41 Chinese organizations issue memo to tackle academic fraud
In the latest attempt to strengthen the scientific integrity of research produced by China, early this month, 41 Chinese organizations and departments issued a joint memorandum to set up a standard disciplinary system for academics and institutions who commit academic misconduct. According to the memo, the Chinese government wants to build an honest and trustworthy atmosphere for scientific and technological innovation.
Researchers who violate ethical and globally accepted publication practices and standards would be subjected to various punishments, such as being stripped of their funding and awards. On the other hand, institutions that are found guilty of academic fraud could stand to lose their funding and might be disbarred from taking up research projects of national interest. The organizations and institutions that have signed this memo range from scientific and technological institutions such as Chinese Academy of Sciences to banks and radio and television administration.

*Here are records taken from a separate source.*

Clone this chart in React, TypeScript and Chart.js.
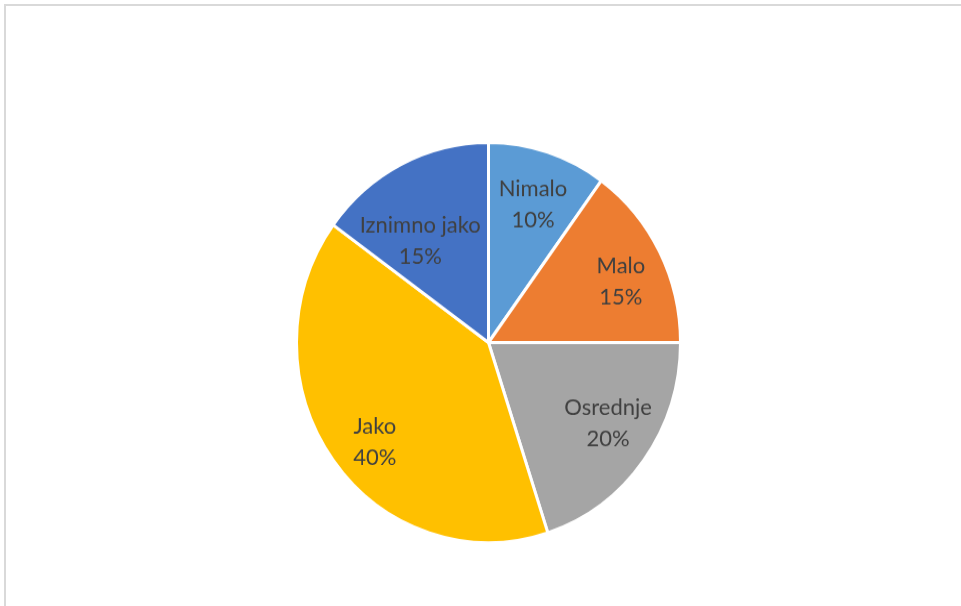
import React, { useEffect, useRef } from "react";
import { Chart, registerables } from "chart.js";

Chart.register(...registerables);

const categories = ["Nimalo", "Malo", "Osrednje", "Jako", "Iznimno jako"];
const values = [10, 15, 20, 40, 15];
const percentLabels = ["10%", "15%", "20%", "40%", "15%"];
const colors = ["#5B9BD5", "#ED7D31", "#A5A5A5", "#FFC000", "#4472C4"];

const labelRadius = [0.73, 0.755, 0.743, 0.773, 0.62];
const labelShiftDeg = [0.5, 3, -3, -4, -8];

const labelPlugin = {
  id: "pieLabels",
  afterDatasetsDraw(chart: any) {
    const meta = chart.getDatasetMeta(0);
    const ctx = chart.ctx;
    ctx.save();
    ctx.fillStyle = "#404040";
    ctx.font = "22px Lato";
    ctx.textAlign = "center";
    ctx.textBaseline = "middle";
    meta.data.forEach((arc: any, i: number) => {
      const p = arc.getProps(["x", "y", "startAngle", "endAngle", "outerRadius"], true);
      const mid = (p.startAngle + p.endAngle) / 2 + (labelShiftDeg[i] * Math.PI) / 180;
      const r = p.outerRadius * labelRadius[i];
      const cx = p.x + Math.cos(mid) * r;
      const cy = p.y + Math.sin(mid) * r;
      ctx.fillText(categories[i], cx, cy - 15);
      ctx.fillText(percentLabels[i], cx, cy + 15);
    });
    ctx.restore();
  },
};

export default function App() {
  const ref = useRef<HTMLCanvasElement>(null);
  useEffect(() => {
    if (!ref.current) return;
    const chart = new Chart(ref.current, {
      type: "pie",
      data: {
        labels: categories,
        datasets: [
          {
            data: values,
            backgroundColor: colors,
            borderColor: "#ffffff",
            borderWidth: 3,
            hoverOffset: 0,
          },
        ],
      },
      options: {
        responsive: false,
        animation: false,
        layout: { padding: { left: 295, right: 279, top: 149, bottom: 70 } },
        plugins: {
          legend: { display: false },
          tooltip: { enabled: false },
        },
      },
      plugins: [labelPlugin],
    });
    return () => chart.destroy();
  }, []);

  return (
    <div
      style={{
        position: "fixed",
        left: 0,
        top: 0,
        width: 961,
        height: 606,
        overflow: "hidden",
        background: "#ffffff",
      }}
    >
      <div
        style={{
          position: "absolute",
          left: 4,
          top: 4,
          width: 980,
          height: 620,
          borderTop: "2px solid #d9d9d9",
          borderLeft: "2px solid #d9d9d9",
        }}
      />
      <canvas
        ref={ref}
        width={961}
        height={606}
        style={{
          position: "absolute",
          left: 0,
          top: 0,
          display: "block",
          transform: "scaleY(1.042)",
          transformOrigin: "488px 342px",
        }}
      />
    </div>
  );
}
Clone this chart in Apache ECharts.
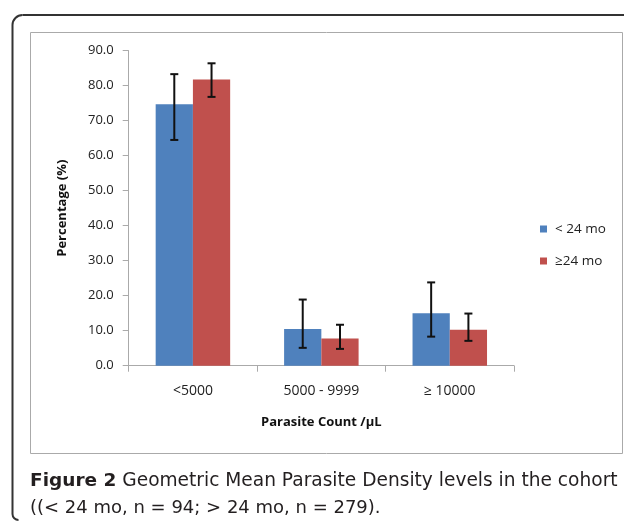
<!DOCTYPE html>
<html>
<head>
<meta charset="utf-8">
<script src="https://cdn.jsdelivr.net/npm/echarts@6/dist/echarts.min.js"></script>
<style>
html,body{margin:0;padding:0;background:#fff;}
#c{width:624px;height:524px;}
</style>
</head>
<body>
<div id="c"></div>
<script>
var categories = ['<5000', '5000 - 9999', '\u2265 10000'];
var seriesNames = ['< 24 mo', '\u226524 mo'];
var under24 = [74.7, 10.5, 15.0];
var under24Low = [64.5, 5.1, 8.3];
var under24High = [83.3, 18.9, 23.8];
var over24 = [81.8, 7.8, 10.3];
var over24Low = [76.8, 4.8, 7.1];
var over24High = [86.4, 11.7, 14.9];
var yTicks = [0, 10, 20, 30, 40, 50, 60, 70, 80, 90];

var BAR_GAP_CAT = 0.42;
var colors = ['#4F81BD', '#C0504D'];

function errSeries(idx, lows, highs) {
  var data = categories.map(function (c, i) { return [i, lows[i], highs[i]]; });
  return {
    type: 'custom',
    name: seriesNames[idx] + ' err',
    z: 10,
    data: data,
    encode: { x: 0, y: [1, 2] },
    renderItem: function (params, api) {
      var catW = api.size([1, 0])[0];
      var barW = catW * (1 - BAR_GAP_CAT) / 2;
      var off = (idx === 0 ? -1 : 1) * barW / 2;
      var lo = api.coord([api.value(0), api.value(1)]);
      var hi = api.coord([api.value(0), api.value(2)]);
      var x = lo[0] + off;
      var cap = 4;
      var st = { stroke: '#111', lineWidth: 2 };
      return {
        type: 'group',
        children: [
          { type: 'line', shape: { x1: x, y1: lo[1], x2: x, y2: hi[1] }, style: st },
          { type: 'line', shape: { x1: x - cap, y1: lo[1], x2: x + cap, y2: lo[1] }, style: st },
          { type: 'line', shape: { x1: x - cap, y1: hi[1], x2: x + cap, y2: hi[1] }, style: st }
        ]
      };
    }
  };
}

var chart = echarts.init(document.getElementById('c'));
var FONT = 'Open Sans';
var CAP_FONT = 'DejaVu Sans';
var frameStyle = { fill: null, stroke: '#333', lineWidth: 2 };
chart.setOption({
  animation: false,
  textStyle: { fontFamily: FONT },
  grid: { left: 128.7, right: 110, top: 50.7, bottom: 158.3, containLabel: false },
  legend: {
    data: seriesNames,
    orient: 'vertical',
    left: 535,
    top: 217,
    itemWidth: 7,
    itemHeight: 7,
    itemGap: 18,
    icon: 'rect',
    textStyle: { fontFamily: FONT, fontSize: 13.5, color: '#222', padding: [0, 0, 0, 3] }
  },
  xAxis: {
    type: 'category',
    data: categories,
    name: 'Parasite Count /\u00b5L',
    nameLocation: 'middle',
    nameGap: 50,
    nameTextStyle: { fontFamily: FONT, fontSize: 13, fontWeight: 'bold', color: '#111' },
    axisLine: { lineStyle: { color: '#aaa', width: 1 } },
    axisTick: { show: true, alignWithLabel: false, length: 6, lineStyle: { color: '#aaa' } },
    axisLabel: { fontFamily: FONT, fontSize: 14, color: '#222', margin: 18 }
  },
  yAxis: {
    type: 'value',
    min: 0,
    max: 90,
    interval: 10,
    name: 'Percentage (%)',
    nameLocation: 'middle',
    nameGap: 60,
    nameTextStyle: { fontFamily: FONT, fontSize: 13, fontWeight: 'bold', color: '#111' },
    axisLine: { show: true, lineStyle: { color: '#aaa', width: 1 } },
    axisTick: { show: true, length: 6, lineStyle: { color: '#aaa' } },
    splitLine: { show: false },
    axisLabel: { fontFamily: FONT, fontSize: 13, color: '#222', margin: 15,
      formatter: function (v) { return yTicks.indexOf(v) >= 0 ? v.toFixed(1) : ''; } }
  },
  series: [
    { type: 'bar', name: seriesNames[0], data: under24, barGap: '0%', barCategoryGap: (BAR_GAP_CAT * 100) + '%',
      itemStyle: { color: colors[0] } },
    { type: 'bar', name: seriesNames[1], data: over24, barGap: '0%', barCategoryGap: (BAR_GAP_CAT * 100) + '%',
      itemStyle: { color: colors[1] } },
    errSeries(0, under24Low, under24High),
    errSeries(1, over24Low, over24High)
  ],
  graphic: [
    { type: 'line', shape: { x1: 12.5, y1: 25, x2: 12.5, y2: 514 }, style: frameStyle, silent: true },
    { type: 'line', shape: { x1: 22.5, y1: 15, x2: 640, y2: 15 }, style: frameStyle, silent: true },
    { type: 'arc', shape: { cx: 22.5, cy: 25, r: 10, startAngle: Math.PI, endAngle: Math.PI * 1.5 }, style: frameStyle, silent: true },
    { type: 'arc', shape: { cx: 18.5, cy: 514, r: 6, startAngle: Math.PI * 0.5, endAngle: Math.PI, clockwise: true }, style: frameStyle, silent: true },
    { type: 'rect', shape: { x: 30.5, y: 32.5, width: 592, height: 421 },
      style: { fill: null, stroke: '#aaa', lineWidth: 1 }, silent: true, z: -1 },
    { type: 'text', left: 30, top: 471.5,
      style: { text: '{b|Figure 2} Geometric Mean Parasite Density levels in the cohort',
        rich: { b: { fontWeight: 'bold', fontSize: 18.5, fontFamily: CAP_FONT, fill: '#231f20' } },
        fontSize: 18.6, fontFamily: CAP_FONT, fill: '#231f20' } },
    { type: 'text', left: 30, top: 499,
      style: { text: '((< 24 mo, n = 94; > 24 mo, n = 279).', fontSize: 18, fontFamily: CAP_FONT, fill: '#231f20' } }
  ]
});
</script>
</body>
</html>
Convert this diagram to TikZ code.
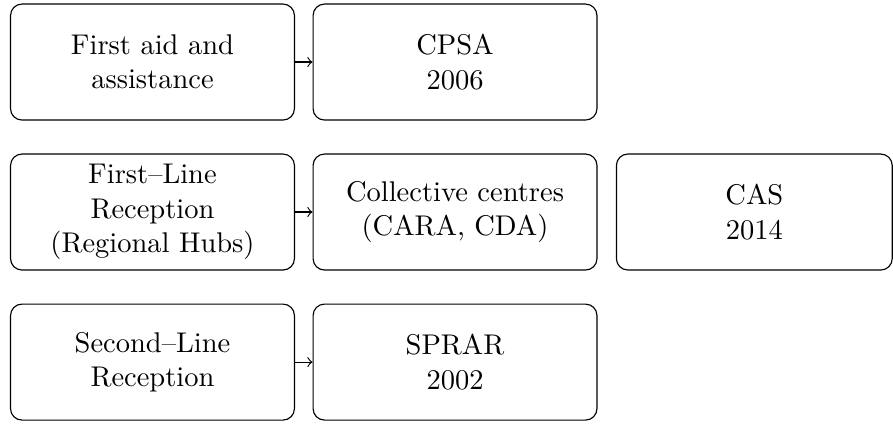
\documentclass[tikz,border=0pt]{standalone}
\usepackage{tikz}

\begin{document}
\begin{tikzpicture}
  [auto=left,every node/.style={draw,rounded corners=4pt,align=center,
   minimum width=3.5cm,minimum height=1.43cm,inner sep=0pt}]
  \useasboundingbox (0,0) rectangle (11.01,-5.24);
  \node (aid) at (1.88,-0.765) {First aid and\\assistance};
  \node (cpsa) at (5.61,-0.765) {CPSA\\2006};
  \node (first) at (1.88,-2.614) {First--Line\\Reception\\(Regional Hubs)};
  \node (centres) at (5.61,-2.614) {Collective centres\\(CARA, CDA)};
  \node[minimum width=3.4cm] (cas) at (9.30,-2.614) {CAS\\2014};
  \node (second) at (1.88,-4.464) {Second--Line\\Reception};
  \node (sprar) at (5.61,-4.464) {SPRAR\\2002};

  \foreach \from/\to in {aid/cpsa,first/centres,second/sprar}
    \draw[->] (\from) -- (\to);

\end{tikzpicture}
\end{document}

China is one of the leading countries in the world in terms of science and technology. Early this year, China surpassed the U.S. to become the largest producer of scientific articles. While the country has been making scientific advancement at a rapid rate, it has constantly had to deal with several incidents of academic fraud. One of the incidents that gained worldwide attention was Springer Nature announcing the mass retraction of 107 papers authored mostly by Chinese researchers.
In the past, China has issued guidelines and policies to tackle academic misconduct and reform the system. But this is probably the first time that institutions and organizations that are not from the fields of science and technology have taken steps to prevent dishonesty. Each organization or department will have the authority to handle its cases independently and would have to then report the status to the government. In most cases, the information regarding the investigation will be shared publicly.
The memorandum is being viewed as a bold step to boost credibility and eliminate the cases of academic dishonesty in Chinese research.